To explain this in plain words: a public body, charged with explaining the actions of the police, is largely run by people who have worked in a press organisation autocratically run by a right-wing billionaire that has been found to have fostered a network of corrupt relationships with the police, including bribery. In turn, the police have failed to investigate illegal activity by the press organisation. And in the process, when the police have acted illegally and immorally – including with actions that have led to the deaths of members of the public – the former journalists they pay have concocted lies which they hand over to their friends, who print them in the newspapers which are paying the police. The most vulgar Marxist would blush.
Instructive, too, is the way that the last element of this story has been discussed in the press: with virtual silence. Instead we had what campaign group Medialens called the “hyperbolic wave of rhetoric and self-congratulation sweeping over the Guardian and the rest of the liberal media.”
This story has been unearthed because the Metropolitan police are now being investigated for their involvement in the News of the World fiasco – a situation which, though disgraceful enough, left no one physically injured or dead. This means, of course, that the numerous situations in which the Metropolitan police have left people physically injured and dead – from de Menezes to Smiley Culture, to Alfie Meadows, to Ian Tomlinson, to the doubling of deaths of black and Asian men in police custody under Mayor Boris Johson, and so on – were not themselves serious enough to warrant such an investigation. Another over-logical argument.
The News of the World mess was interesting not least because it has suggested where the press thinks the boundaries between acceptable and unacceptable behaviour should be. Overt deception is unacceptable when it can no longer be hidden, it involves illegal behaviour, its targets are highly emotive (such as murdered schoolgirls), and it implicates only one section of the press. Regular and sweeping deception – on minor issues like the Israel/Palestine conflict, the Iraq war, the domestic economy, labour relations – is another thing entirely, especially when it implicates more than one news organisation.

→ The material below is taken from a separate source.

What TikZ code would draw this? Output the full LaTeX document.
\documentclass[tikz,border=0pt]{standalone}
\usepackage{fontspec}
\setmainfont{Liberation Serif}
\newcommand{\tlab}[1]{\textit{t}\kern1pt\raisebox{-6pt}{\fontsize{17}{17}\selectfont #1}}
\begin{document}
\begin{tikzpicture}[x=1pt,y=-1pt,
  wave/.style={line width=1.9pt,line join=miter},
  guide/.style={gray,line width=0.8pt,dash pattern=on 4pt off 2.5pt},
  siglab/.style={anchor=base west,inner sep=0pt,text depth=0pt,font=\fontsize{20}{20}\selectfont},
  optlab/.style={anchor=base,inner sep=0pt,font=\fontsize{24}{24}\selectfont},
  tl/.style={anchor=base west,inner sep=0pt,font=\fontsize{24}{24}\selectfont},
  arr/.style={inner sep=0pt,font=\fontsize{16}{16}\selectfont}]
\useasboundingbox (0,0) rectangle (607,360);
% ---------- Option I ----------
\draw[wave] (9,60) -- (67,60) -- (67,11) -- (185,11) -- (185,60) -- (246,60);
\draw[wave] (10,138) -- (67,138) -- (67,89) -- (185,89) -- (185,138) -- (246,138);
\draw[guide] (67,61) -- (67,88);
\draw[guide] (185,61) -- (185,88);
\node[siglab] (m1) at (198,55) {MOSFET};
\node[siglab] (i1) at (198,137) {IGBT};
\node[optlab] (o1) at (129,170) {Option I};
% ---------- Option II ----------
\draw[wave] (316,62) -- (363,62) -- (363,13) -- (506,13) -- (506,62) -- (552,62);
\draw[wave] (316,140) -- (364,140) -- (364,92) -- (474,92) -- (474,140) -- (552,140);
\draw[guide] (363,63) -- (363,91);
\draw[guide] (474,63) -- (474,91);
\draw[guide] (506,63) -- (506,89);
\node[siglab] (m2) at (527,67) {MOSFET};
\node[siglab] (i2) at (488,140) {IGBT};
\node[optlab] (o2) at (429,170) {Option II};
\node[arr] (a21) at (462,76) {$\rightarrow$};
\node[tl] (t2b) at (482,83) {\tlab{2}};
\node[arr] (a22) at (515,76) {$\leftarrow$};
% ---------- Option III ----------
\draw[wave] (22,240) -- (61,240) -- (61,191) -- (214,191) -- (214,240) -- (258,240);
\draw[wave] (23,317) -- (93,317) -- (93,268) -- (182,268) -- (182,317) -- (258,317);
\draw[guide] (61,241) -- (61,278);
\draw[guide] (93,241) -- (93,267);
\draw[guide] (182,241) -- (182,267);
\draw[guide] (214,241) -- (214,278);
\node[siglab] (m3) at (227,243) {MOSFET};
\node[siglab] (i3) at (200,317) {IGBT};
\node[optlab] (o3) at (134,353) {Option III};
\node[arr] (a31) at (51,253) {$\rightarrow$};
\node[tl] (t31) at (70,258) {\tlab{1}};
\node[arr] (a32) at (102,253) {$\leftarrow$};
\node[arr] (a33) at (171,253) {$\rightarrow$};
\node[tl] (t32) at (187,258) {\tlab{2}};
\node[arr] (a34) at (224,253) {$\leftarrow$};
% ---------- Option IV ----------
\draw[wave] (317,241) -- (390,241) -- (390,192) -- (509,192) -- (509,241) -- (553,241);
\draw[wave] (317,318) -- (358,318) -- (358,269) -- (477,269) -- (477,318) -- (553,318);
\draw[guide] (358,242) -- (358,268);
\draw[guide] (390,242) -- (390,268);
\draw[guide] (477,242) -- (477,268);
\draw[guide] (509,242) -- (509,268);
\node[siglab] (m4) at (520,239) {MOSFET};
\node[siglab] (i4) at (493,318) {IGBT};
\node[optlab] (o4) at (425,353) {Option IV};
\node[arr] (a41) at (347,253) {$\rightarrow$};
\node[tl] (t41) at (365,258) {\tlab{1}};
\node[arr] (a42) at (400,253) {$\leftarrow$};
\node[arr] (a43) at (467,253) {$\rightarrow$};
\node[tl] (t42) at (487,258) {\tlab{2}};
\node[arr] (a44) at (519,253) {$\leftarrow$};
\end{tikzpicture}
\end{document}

Electronic Intifada and our very own Hicham Yezza have already done an excellent job of showing – in the context of the Oslo attacks – how the collected fact-checking machinery of the major press, from the New York Times to the BBC and the Guardian, immediately shuts down when a crime might possibly be blamed on Muslims or immigrants.
If we wanted to ask whether anyone in the press offices is still capable of being embarrassed by this, we would have to consider whether they were embarrassed when they reported that 400,000 mass graves had been found in Iraq, that there was a Muslim plot to kill the Pope, that a major terrorist plot was being hatched in the North-West by Pakistani students, and so on, ad infinatum. (All these examples, and a thousand others, were reported with the credulity of a toddler in the broadsheet press, including The Guardian.) The procedure is thus: report a convenient fabrication and move on.
It is lucky, at least, that we live in a post-racial society, which means that if the Olso suspect were black and named Jamal, he too would be quietly sitting in a police cell, represented by a calm lawyer who tells us that Jamal has a number of reasons for what he did, and we will hear them all on Monday – it’s the weekend, after all, and this is Europe, where we respect due process – while the press wonders wonders if Norway needs to reconsider the way it discusses political issues.
Musab Younis is Ceasefire‘s deputy editor, and a postgraduate student at the University of Oxford.